= Michael Ferreira =

Indian billiards player

Michael Ferreira (born 1 October 1938 in Bombay [now Mumbai]), nicknamed "the Bombay Tiger", is an Indian amateur player of English billiards, and a three-time Amateur World Champion. He participated in the Indian National Billiards Championship in 1960 for the first time, and in 1964 represented India in the World Amateur Billiards Championship (WABC) held in New Zealand, where he progressed to the semi-finals. In 1977, he won his first World Amateur Billiards Champion title and followed it up with the World Open Billiards Championship title in the same year. He has two other WABC titles. In 1978 he became the first amateur to break the barrier of 1,000 points, in the billiards national championships, and created a new amateur world record by scoring 1,149 points.

==Early life==

Ferreira studied in St. Joseph's School, Darjeeling, where he became interested in playing billiards. He was able to sustain his interest in the game during his college days in St. Xavier's College and the Government Law College in Mumbai.

==Current life==

Currently Ferreira is associated with Qnet, a network marketing company. He holds 80 percent shareholding in Vihaan Direct Selling India Private Limited, which is the franchise for the Qnet brand in India. Ferreira faces accusations of misconduct in connection with his investment in Qnet, and has been ordered to surrender to the police. Ferreira has denied the charges, calling them "outrageous, malicious and untruthful".

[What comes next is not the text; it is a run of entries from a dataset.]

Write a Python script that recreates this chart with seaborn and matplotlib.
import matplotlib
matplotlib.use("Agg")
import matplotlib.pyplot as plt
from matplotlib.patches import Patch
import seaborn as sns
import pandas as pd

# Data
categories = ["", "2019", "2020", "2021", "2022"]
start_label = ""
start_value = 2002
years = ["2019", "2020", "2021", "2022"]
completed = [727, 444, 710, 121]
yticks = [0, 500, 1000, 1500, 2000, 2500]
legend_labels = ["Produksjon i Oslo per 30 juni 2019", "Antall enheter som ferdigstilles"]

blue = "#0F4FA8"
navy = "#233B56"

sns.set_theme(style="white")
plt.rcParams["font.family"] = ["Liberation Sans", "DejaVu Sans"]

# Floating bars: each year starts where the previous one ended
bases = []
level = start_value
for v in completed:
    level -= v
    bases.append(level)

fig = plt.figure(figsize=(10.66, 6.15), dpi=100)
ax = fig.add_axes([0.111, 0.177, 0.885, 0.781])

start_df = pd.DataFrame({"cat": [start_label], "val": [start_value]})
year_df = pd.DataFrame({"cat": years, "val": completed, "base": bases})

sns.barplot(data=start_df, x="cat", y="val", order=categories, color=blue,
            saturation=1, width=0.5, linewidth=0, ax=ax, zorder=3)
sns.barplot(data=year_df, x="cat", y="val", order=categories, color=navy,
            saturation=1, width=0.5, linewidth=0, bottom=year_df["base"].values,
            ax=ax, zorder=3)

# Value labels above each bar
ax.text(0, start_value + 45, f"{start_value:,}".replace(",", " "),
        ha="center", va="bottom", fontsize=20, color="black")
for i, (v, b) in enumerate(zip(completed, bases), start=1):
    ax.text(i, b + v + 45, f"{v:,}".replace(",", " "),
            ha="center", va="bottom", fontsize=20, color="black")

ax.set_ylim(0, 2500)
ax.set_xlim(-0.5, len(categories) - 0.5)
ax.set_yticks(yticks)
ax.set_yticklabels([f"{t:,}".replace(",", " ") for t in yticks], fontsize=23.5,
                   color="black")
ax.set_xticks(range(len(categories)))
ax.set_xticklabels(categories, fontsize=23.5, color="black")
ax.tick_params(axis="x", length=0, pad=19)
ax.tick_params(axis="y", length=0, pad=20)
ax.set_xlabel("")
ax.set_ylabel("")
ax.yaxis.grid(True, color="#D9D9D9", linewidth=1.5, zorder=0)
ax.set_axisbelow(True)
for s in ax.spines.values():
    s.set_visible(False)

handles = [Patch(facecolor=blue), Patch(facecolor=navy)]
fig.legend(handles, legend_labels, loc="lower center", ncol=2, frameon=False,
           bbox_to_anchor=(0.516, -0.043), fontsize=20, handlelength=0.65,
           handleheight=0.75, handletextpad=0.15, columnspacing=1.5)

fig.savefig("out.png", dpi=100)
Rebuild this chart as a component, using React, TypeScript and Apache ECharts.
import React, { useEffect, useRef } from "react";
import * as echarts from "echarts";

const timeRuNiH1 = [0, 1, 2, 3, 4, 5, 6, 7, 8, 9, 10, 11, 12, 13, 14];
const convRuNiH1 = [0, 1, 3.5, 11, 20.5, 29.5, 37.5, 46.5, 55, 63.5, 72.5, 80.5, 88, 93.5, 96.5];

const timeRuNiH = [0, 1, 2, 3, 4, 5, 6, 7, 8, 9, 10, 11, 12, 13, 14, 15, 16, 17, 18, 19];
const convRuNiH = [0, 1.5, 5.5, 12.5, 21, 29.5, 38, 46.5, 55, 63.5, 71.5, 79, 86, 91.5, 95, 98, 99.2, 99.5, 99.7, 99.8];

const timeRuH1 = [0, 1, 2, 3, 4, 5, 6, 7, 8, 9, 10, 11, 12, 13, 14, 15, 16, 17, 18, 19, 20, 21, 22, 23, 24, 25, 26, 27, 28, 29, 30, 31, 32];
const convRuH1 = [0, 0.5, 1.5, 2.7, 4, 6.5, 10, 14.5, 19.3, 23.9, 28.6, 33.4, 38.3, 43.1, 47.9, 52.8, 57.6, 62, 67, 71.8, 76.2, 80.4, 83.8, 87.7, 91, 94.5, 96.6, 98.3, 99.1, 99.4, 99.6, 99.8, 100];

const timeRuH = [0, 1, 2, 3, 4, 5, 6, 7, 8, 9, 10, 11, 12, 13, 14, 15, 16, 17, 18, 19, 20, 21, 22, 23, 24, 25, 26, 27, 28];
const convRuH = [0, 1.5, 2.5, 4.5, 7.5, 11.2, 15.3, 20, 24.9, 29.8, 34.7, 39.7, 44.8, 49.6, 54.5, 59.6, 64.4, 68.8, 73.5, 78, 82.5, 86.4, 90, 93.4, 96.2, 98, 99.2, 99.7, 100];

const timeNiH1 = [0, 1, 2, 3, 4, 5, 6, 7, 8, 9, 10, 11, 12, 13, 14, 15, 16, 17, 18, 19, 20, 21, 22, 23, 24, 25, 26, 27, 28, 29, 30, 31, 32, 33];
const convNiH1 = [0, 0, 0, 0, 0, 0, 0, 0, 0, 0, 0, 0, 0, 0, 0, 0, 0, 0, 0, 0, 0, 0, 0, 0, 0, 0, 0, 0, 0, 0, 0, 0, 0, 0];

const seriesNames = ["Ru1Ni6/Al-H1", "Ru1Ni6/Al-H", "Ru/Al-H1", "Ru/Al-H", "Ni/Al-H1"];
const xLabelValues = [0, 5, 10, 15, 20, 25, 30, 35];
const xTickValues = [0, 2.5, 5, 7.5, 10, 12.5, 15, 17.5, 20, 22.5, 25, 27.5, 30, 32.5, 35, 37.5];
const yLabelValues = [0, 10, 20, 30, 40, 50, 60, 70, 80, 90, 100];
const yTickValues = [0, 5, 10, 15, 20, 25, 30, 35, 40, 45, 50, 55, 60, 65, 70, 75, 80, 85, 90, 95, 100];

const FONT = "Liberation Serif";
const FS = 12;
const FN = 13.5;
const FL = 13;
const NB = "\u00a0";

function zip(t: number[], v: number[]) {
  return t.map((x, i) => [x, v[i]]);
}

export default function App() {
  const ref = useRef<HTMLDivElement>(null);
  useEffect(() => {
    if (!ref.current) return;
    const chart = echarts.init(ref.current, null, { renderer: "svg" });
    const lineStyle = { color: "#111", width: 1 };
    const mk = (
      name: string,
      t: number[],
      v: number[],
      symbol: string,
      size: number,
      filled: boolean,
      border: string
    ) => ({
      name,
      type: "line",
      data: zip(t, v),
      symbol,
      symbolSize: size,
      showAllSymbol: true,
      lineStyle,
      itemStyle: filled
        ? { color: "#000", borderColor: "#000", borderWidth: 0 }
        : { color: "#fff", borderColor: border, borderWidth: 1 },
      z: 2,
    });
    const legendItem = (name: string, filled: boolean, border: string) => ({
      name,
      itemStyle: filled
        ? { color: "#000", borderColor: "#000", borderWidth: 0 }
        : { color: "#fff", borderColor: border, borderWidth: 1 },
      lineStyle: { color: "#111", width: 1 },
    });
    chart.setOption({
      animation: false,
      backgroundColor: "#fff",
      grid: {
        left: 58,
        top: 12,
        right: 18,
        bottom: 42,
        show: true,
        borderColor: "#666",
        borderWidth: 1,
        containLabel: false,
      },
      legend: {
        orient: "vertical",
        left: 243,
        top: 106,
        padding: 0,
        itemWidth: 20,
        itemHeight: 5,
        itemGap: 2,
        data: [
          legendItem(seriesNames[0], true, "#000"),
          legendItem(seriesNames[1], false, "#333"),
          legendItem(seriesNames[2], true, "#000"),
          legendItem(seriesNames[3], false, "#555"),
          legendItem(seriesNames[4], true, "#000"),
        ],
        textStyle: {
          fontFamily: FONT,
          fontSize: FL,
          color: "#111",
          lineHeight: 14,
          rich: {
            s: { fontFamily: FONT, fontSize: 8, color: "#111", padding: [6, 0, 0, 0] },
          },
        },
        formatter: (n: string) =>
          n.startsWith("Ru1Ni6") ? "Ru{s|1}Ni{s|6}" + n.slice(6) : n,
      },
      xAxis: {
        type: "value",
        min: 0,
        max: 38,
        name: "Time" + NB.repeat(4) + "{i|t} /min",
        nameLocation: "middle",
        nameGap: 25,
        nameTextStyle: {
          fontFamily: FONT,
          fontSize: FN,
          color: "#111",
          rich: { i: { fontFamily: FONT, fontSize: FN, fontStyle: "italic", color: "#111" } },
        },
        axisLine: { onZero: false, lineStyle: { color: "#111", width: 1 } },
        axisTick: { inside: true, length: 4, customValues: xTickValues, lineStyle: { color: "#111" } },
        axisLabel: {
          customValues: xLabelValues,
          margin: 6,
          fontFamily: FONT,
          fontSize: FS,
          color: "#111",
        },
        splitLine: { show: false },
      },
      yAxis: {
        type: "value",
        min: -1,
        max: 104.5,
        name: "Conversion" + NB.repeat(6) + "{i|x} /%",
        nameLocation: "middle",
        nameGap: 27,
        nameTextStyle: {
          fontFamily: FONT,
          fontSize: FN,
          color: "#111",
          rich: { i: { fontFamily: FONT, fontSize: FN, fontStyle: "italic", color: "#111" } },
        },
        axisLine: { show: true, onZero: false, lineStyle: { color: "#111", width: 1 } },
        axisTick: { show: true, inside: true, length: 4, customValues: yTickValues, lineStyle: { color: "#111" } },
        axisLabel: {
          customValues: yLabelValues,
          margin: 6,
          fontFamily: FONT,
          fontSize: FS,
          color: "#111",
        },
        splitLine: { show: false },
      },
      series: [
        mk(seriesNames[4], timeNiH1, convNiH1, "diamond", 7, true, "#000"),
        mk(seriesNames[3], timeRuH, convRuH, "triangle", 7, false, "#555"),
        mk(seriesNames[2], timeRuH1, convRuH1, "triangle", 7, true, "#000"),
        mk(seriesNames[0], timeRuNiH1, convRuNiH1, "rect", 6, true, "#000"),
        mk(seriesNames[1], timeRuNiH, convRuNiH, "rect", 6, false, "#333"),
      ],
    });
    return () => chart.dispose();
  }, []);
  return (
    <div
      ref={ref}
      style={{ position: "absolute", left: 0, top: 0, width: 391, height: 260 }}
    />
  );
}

On 30 September 2016, Ferreira, along with three other directors of Vihaan, were arrested by the economic offences wing (EOW) of the Mumbai Police in relation to the Qnet scam. He was later granted bail by the Supreme Court of India.

==Awards and honors==
Ferreira was awarded the Padma Shri award in 1981, after he had won his second world amateur title. But he refused to accept this and contended that as cricketer Sunil Gavaskar was offered the more prestigious Padma Bhushan award, he too should be awarded the same. He is the first billiards player to be awarded with the Padma Bhushan, the third-highest civilian award in India, which was conferred on him after he won his third world amateur billiards title in 1983. He is also the recipient of the Maharashtra state government's Shiv Chhatrapati Award (1971), the Arjuna Award (1973) and the International Fair Play Committee's Letter of Congratulations (1983). He received the Dronacharya Award in 2001 for his coaching achievements in billiards and snooker.